Sezgin Boynik

The Art of Slogans

Sezgin Boynik further pursued his recent work that deals with the use of slogans in contemporary (conceptual) art. The starting point was the assumption that “lingustic postulates” are constitutive elements in most conceptual art theory and practice. In order to get to these postulates in a more practical way, Boynik set out a proposition that may enable us to deal with language pragmatically. This means dealing with the “performative” aspects of language in order to arrive at the “constative” aspects of conceptual art. For this purpose, the most adequate way to realize this was to look at the relation between art and slogans: both slogans of art discourse and political slogans that art deals with. Boynik claims that “slogans embody the most elementary difficulties in the political use of language: they show the contradictions between ‘performative’ and ‘constative’ aspects; they are a product of collective transformations, and most of the social changes are inscribed into slogans (‘slogans have their own history’); they are formal and synthetic productions that allow for systematization of artistic creativity; and what is most important they impose a truth which does not exclude intellectual (theoretical or constative) abstraction.” During his fellowship at Büchsenhausen, Boynik has pursued his work on the art of slogans in three different fields:

– In the field of theory by researching more concisely the linguistic approaches dealing with art, especially focusing on the works of Russian Formalists from the 1920s and 1930s.
– In the field of history to understand the conditions of Art & Language’s indexing practices and their distinction from other conceptual artistic practices which use language as their material.
– In the field of practice to find ways for applying this theoretical and historical work on slogans to more specified social or political issues connected with art from Yugoslavia.

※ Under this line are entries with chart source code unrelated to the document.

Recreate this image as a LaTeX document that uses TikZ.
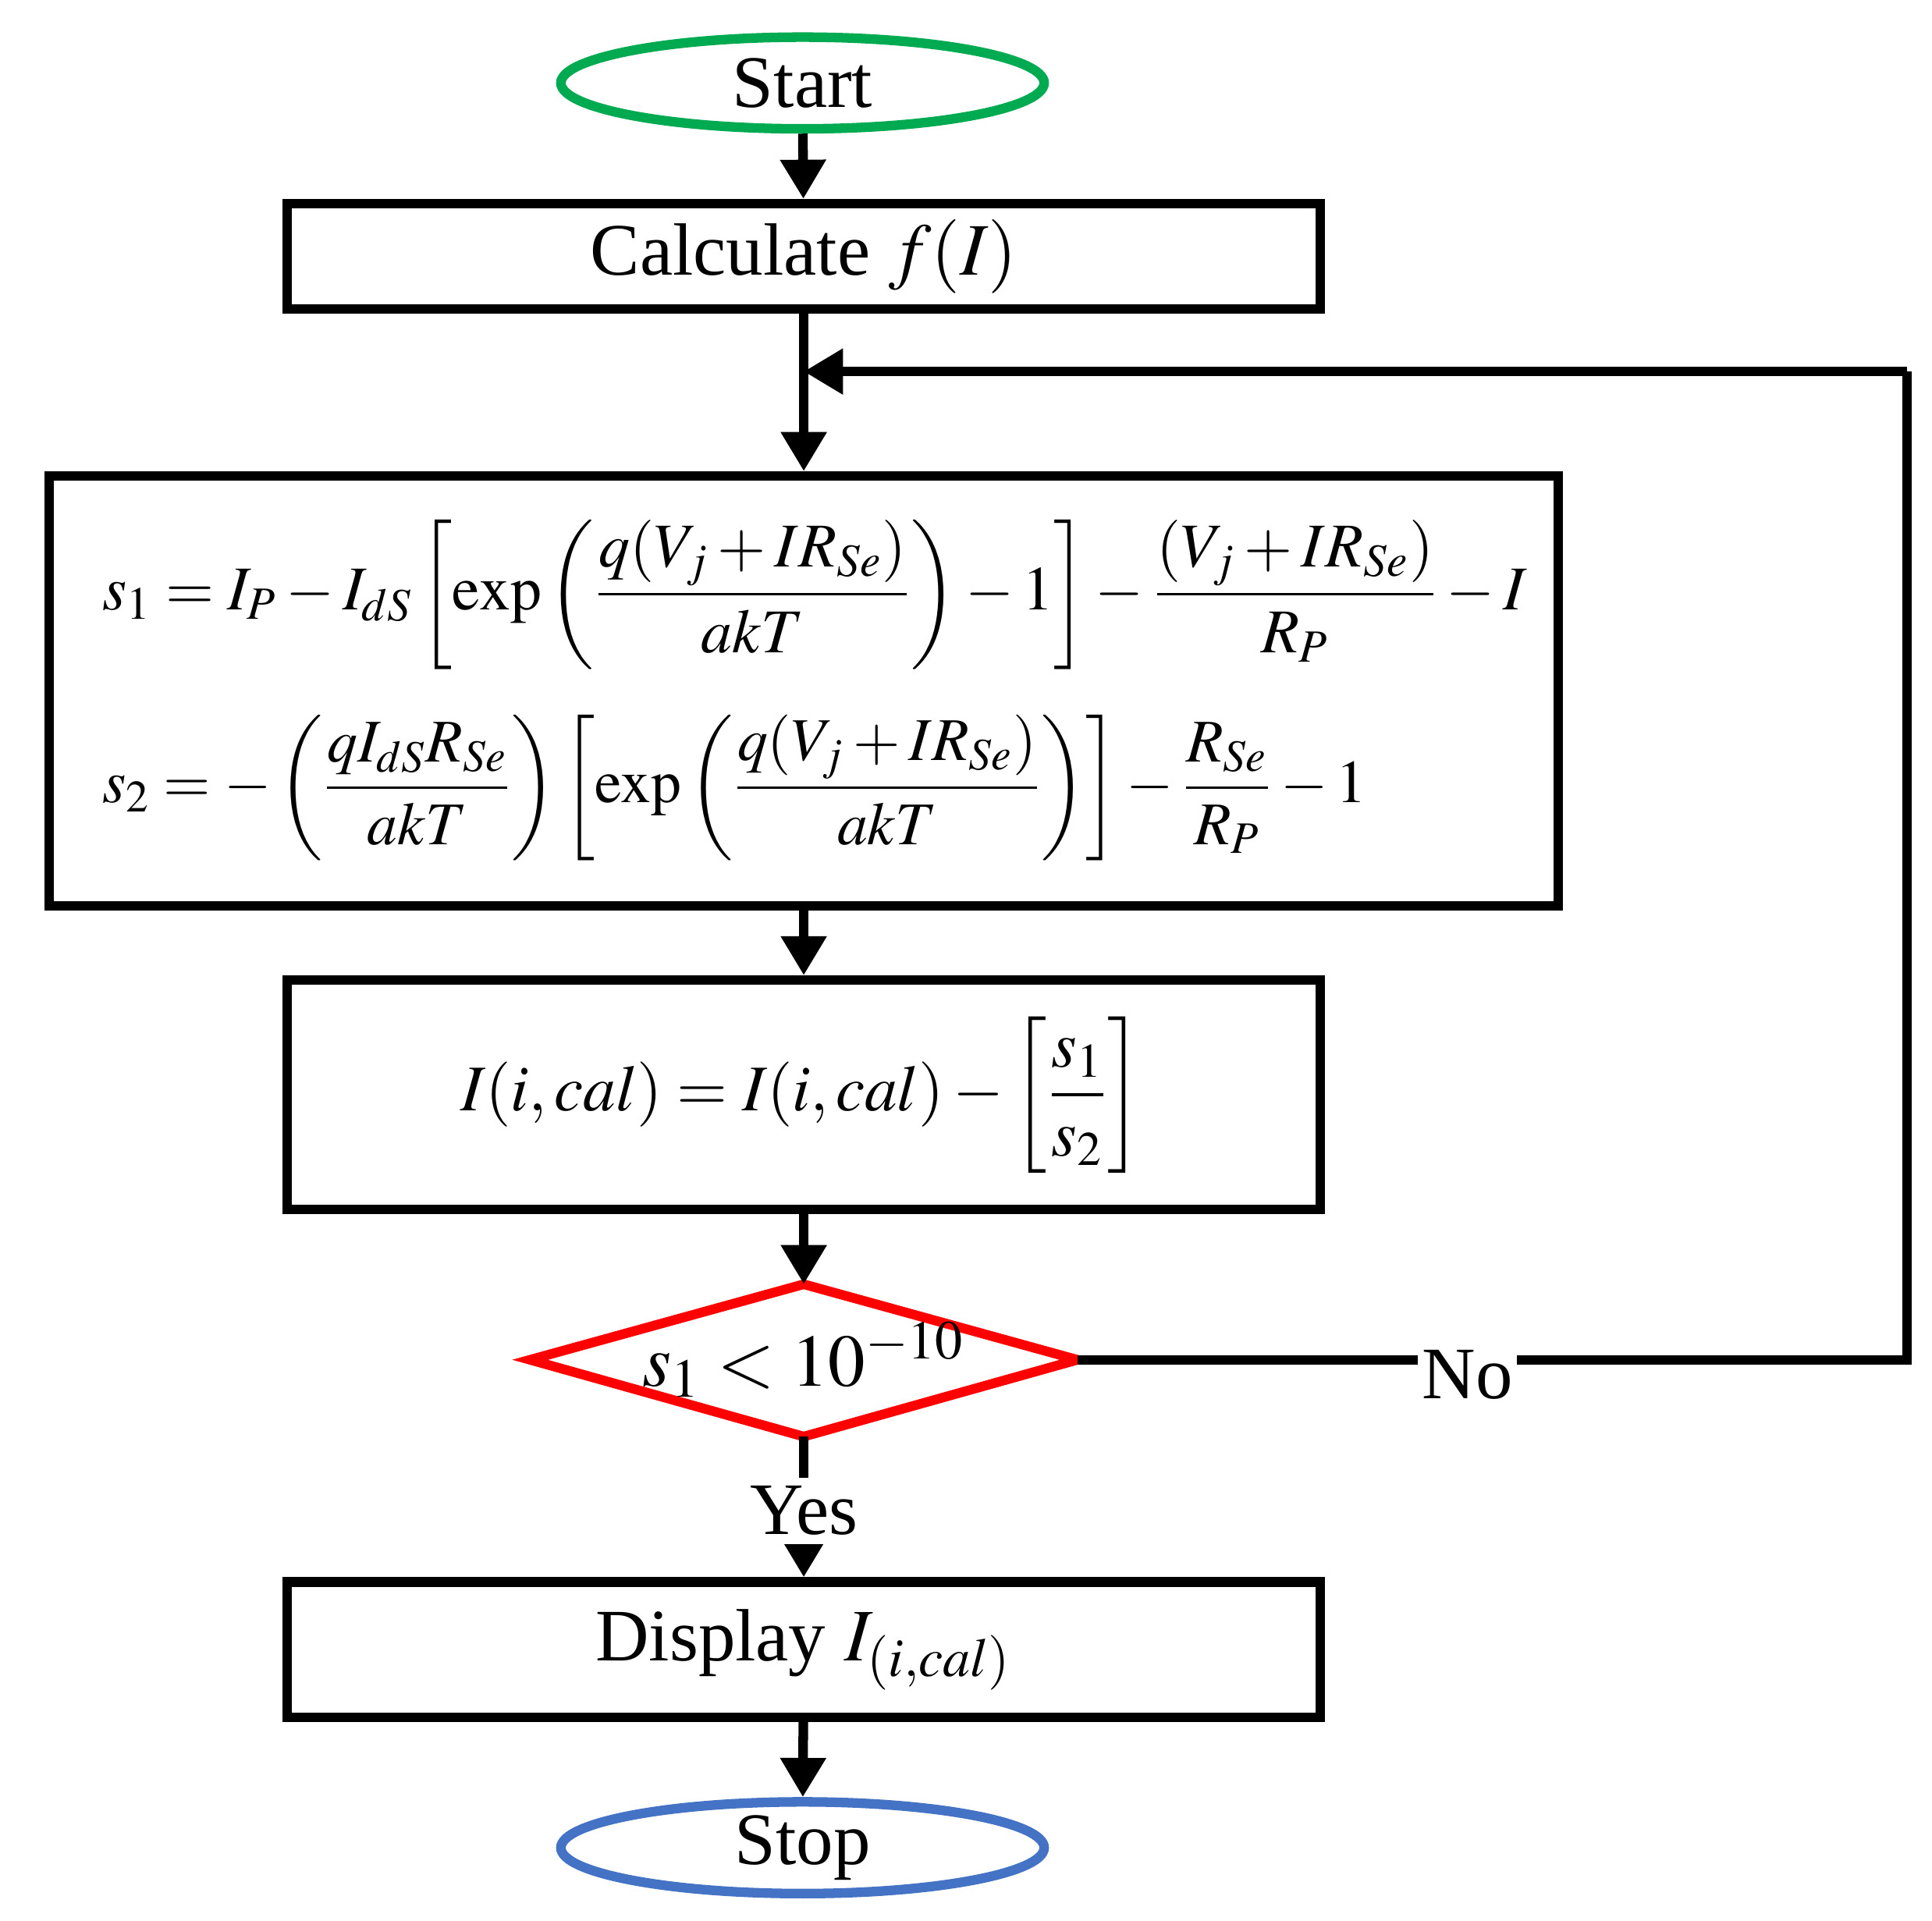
\documentclass[tikz,border=0pt]{standalone}
\usepackage{amsmath}
\usepackage{mathptmx}
\usepackage{fontspec}
\setmainfont{Liberation Serif}
\usetikzlibrary{shapes.geometric,arrows.meta}
\begin{document}
\begin{tikzpicture}[x=0.01cm,y=-0.01cm,
  every node/.style={font=\fontsize{17}{21}\selectfont},
  box/.style={draw,line width=2.2pt,inner sep=0pt},
  ell/.style={draw,ellipse,line width=2.2pt,inner sep=0pt},
  arr/.style={line width=2.2pt,-{Triangle[length=9pt,width=10pt]}},
  ln/.style={line width=2.2pt}]
\useasboundingbox (0,0) rectangle (1560,1551);
\node[ell,draw={rgb,255:red,0;green,170;blue,80},minimum width=3.9cm,minimum height=0.74cm] (start) at (648,67) {Start};
\node[box,minimum width=8.34cm,minimum height=0.85cm] (calc) at (649,207) {Calculate $f(I)$};
\coordinate (join) at (649,300);
\node[box,minimum width=12.18cm,minimum height=3.47cm] (eq) at (649,558) {};
\node[anchor=west,inner sep=0pt] (e1) at (82,480) {\resizebox{11.5cm}{!}{$\displaystyle s_1=I_P-I_{dS}\left[\exp\left(\frac{q(V_j+IR_{Se})}{akT}\right)-1\right]-\frac{(V_j+IR_{Se})}{R_P}-I$}};
\node[anchor=west,inner sep=0pt] (e2) at (82,636) {\resizebox{10.2cm}{!}{$\displaystyle s_2=-\left(\frac{qI_{dS}R_{Se}}{akT}\right)\left[\exp\left(\frac{q(V_j+IR_{Se})}{akT}\right)\right]-\frac{R_{Se}}{R_P}-1$}};
\node[box,minimum width=8.34cm,minimum height=1.85cm] (upd) at (649,884) {};
\node[inner sep=0pt] (updt) at (647,884) {\resizebox{5.5cm}{!}{$\displaystyle I(i,cal)=I(i,cal)-\left[\frac{s_1}{s_2}\right]$}};
\coordinate (dT) at (649,1037);
\coordinate (dB) at (649,1160);
\coordinate (dL) at (428,1098);
\coordinate (dR) at (870,1098);
\draw[red,line width=2.2pt,line join=miter] (dT) -- (dR) -- (dB) -- (dL) -- cycle;
\node (dec) at (649,1098) {$s_1<10^{-10}$};
\node[box,minimum width=8.34cm,minimum height=1.09cm] (disp) at (649,1332) {Display $I_{(i,cal)}$};
\node[ell,draw={rgb,255:red,68;green,114;blue,196},minimum width=3.9cm,minimum height=0.74cm] (stop) at (648,1492) {Stop};
\coordinate (c1) at (1540,1098);
\coordinate (c2) at (1540,300);
\draw[arr] (start) -- (calc);
\draw[arr] (calc) -- (eq);
\draw[arr] (eq) -- (upd);
\draw[arr] (upd) -- (dT);
\draw[arr] (dB) -- (disp);
\node[fill=white,inner sep=2pt] (yes) at (649,1220) {Yes};
\draw[arr] (disp) -- (stop);
\draw[ln] (dR) -- (c1) -- (c2);
\node[fill=white,inner sep=1pt] (no) at (1185,1110) {No};
\draw[arr] (c2) -- (join);
\end{tikzpicture}
\end{document}
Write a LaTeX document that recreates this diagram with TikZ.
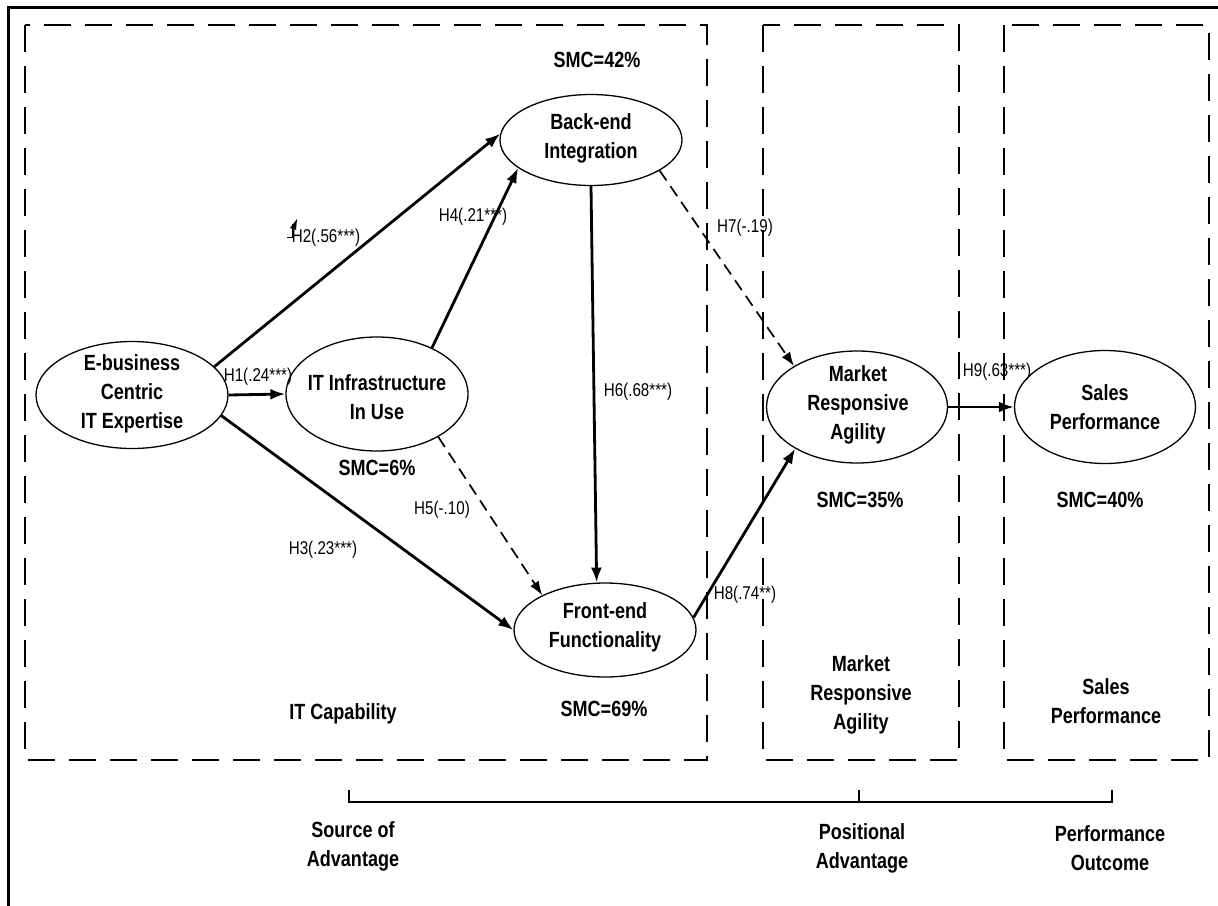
\documentclass[tikz,border=0pt]{standalone}
\usepackage{fontspec}
\setmainfont{Liberation Sans}[FakeStretch=0.82]
\usetikzlibrary{shapes.geometric,arrows.meta}
\begin{document}
\begin{tikzpicture}[x=1pt,y=-1pt,
  lat/.style={ellipse,draw,line width=1.3pt,inner sep=0pt},
  big/.style={font=\fontsize{22}{29}\selectfont\bfseries,align=center,inner sep=0pt},
  hl/.style={font=\fontsize{18.5}{22}\selectfont,inner sep=0pt},
  solidarrow/.style={line width=2.8pt,-{Latex[length=15pt,width=11pt]}},
  dasharrow/.style={line width=1.7pt,dash pattern=on 12pt off 7pt,-{Latex[length=14pt,width=10pt]}},
  boxdash/.style={line width=2.6pt,dash pattern=on 27pt off 14pt},
  bracketline/.style={line width=2.8pt}]
\path[use as bounding box] (0,0) rectangle (1218,905);
\clip (0,0) rectangle (1218,905);
\fill[white] (0,0) rectangle (1218,905);
% outer frame
\draw[line width=3pt] (8,7) rectangle (1240,930);
% dashed boxes
\draw[boxdash] (25,25) rectangle (707,760);
\draw[boxdash] (763,25) rectangle (959,760);
\draw[boxdash] (1004,25) rectangle (1209,760);
% latent variables
\node[lat,minimum width=192pt,minimum height=107pt] (eb) at (132,395) {};
\node[big] (ebt) at (132,394) {E-business\\Centric\\IT Expertise};
\node[lat,minimum width=182pt,minimum height=114pt] (iti) at (377,394) {};
\node[big] (itit) at (377,397) {IT Infrastructure\\In Use};
\node[lat,minimum width=182pt,minimum height=91pt] (be) at (591,140) {};
\node[big] (bet) at (591,138) {Back-end\\Integration};
\node[lat,minimum width=182pt,minimum height=94pt] (fe) at (605,630) {};
\node[big] (fet) at (605,627) {Front-end\\Functionality};
\node[lat,minimum width=181pt,minimum height=112pt] (ma) at (857,407) {};
\node[big] (mat) at (858,405) {Market\\Responsive\\Agility};
\node[lat,minimum width=181pt,minimum height=113pt] (sp) at (1105,407) {};
\node[big] (spt) at (1105,407) {Sales\\Performance};
% SMC texts
\node[big] (smc42) at (597,60) {SMC=42\%};
\node[big] (smc6) at (377,468) {SMC=6\%};
\node[big] (smc69) at (604,709) {SMC=69\%};
\node[big] (smc35) at (860,500) {SMC=35\%};
\node[big] (smc40) at (1100,500) {SMC=40\%};
% box labels
\node[big] (itcap) at (343,714) {IT Capability};
\node[big] (mraBox) at (861,695) {Market\\Responsive\\Agility};
\node[big] (spBox) at (1106,701) {Sales\\Performance};
% arrows
\draw[solidarrow] (eb.19) -- (be.176);
\draw[solidarrow] (eb.east) -- (iti.west);
\draw[solidarrow] (eb.-13) -- (fe.180);
\draw[solidarrow] (iti.40) -- (be.201);
\draw[dasharrow] (iti.-35) -- (fe.151);
\draw[solidarrow] (be.south) -- (fe.100);
\draw[dasharrow] (be.-24) -- (ma.147);
\draw[solidarrow] (fe.8) -- (ma.214);
\draw[solidarrow] (ma.east) -- (sp.west);
% path labels
\node[hl] (h2) at (326,238) {H2(.56***)};
\node[hl] (h1) at (258,377) {H1(.24***)};
\node[hl] (h3) at (323,550) {H3(.23***)};
\node[hl] (h4) at (473,217) {H4(.21***)};
\node[hl] (h5) at (442,510) {H5(-.10)};
\node[hl] (h6) at (638,392) {H6(.68***)};
\node[hl] (h7) at (745,228) {H7(-.19)};
\node[hl] (h8) at (745,595) {H8(.74**)};
\node[hl] (h9) at (997,372) {H9(.63***)};
% small mark near H2
\draw[line width=0.8pt] (287,237) -- (292,237) -- (292,224);
\fill (290,228) -- (297,219) -- (296,230) -- cycle;
% bracket
\coordinate (bA) at (349,790);
\coordinate (bB) at (859,790);
\coordinate (bC) at (1112,790);
\draw[bracketline] (bA) -- (349,802) -- (1112,802) -- (bC);
\draw[bracketline] (bB) -- (859,802);
% bottom labels
\node[big] (soa) at (353,846) {Source of\\Advantage};
\node[big] (pa) at (862,848) {Positional\\Advantage};
\node[big] (po) at (1110,848) {Performance\\Outcome};
\end{tikzpicture}
\end{document}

Sezgin Boynik is a sociologist and writer currently based in Helsinki. He studied sociology at the Mimar Sinan University of Istanbul (degree in 2003 with a thesis on Situationist International) and at the University of Jyväskylä, Department of Social Sciences and Philosophy, Helsinki (PhD degree in 2014). As an author and editor of journals for art and cultural studies, he has written on such topics as the subversive resistance movements in Yugoslavia in the 1960s and 1970s, radical political ideas, and the political art collective “Neue Slowenische Kunst.” He co-authored Counter-constructivist Model (La Fontaine Stories for Immigrants) paper-film in nine acts (2012, together with Minna Henriksson), and co-edited the critical reader Contemporary Art and Nationalism with Minna Henriksson (2007), and History of Punk and Underground Resources in Turkey 1978–1999 with Tolga Güldalli (both in 2007).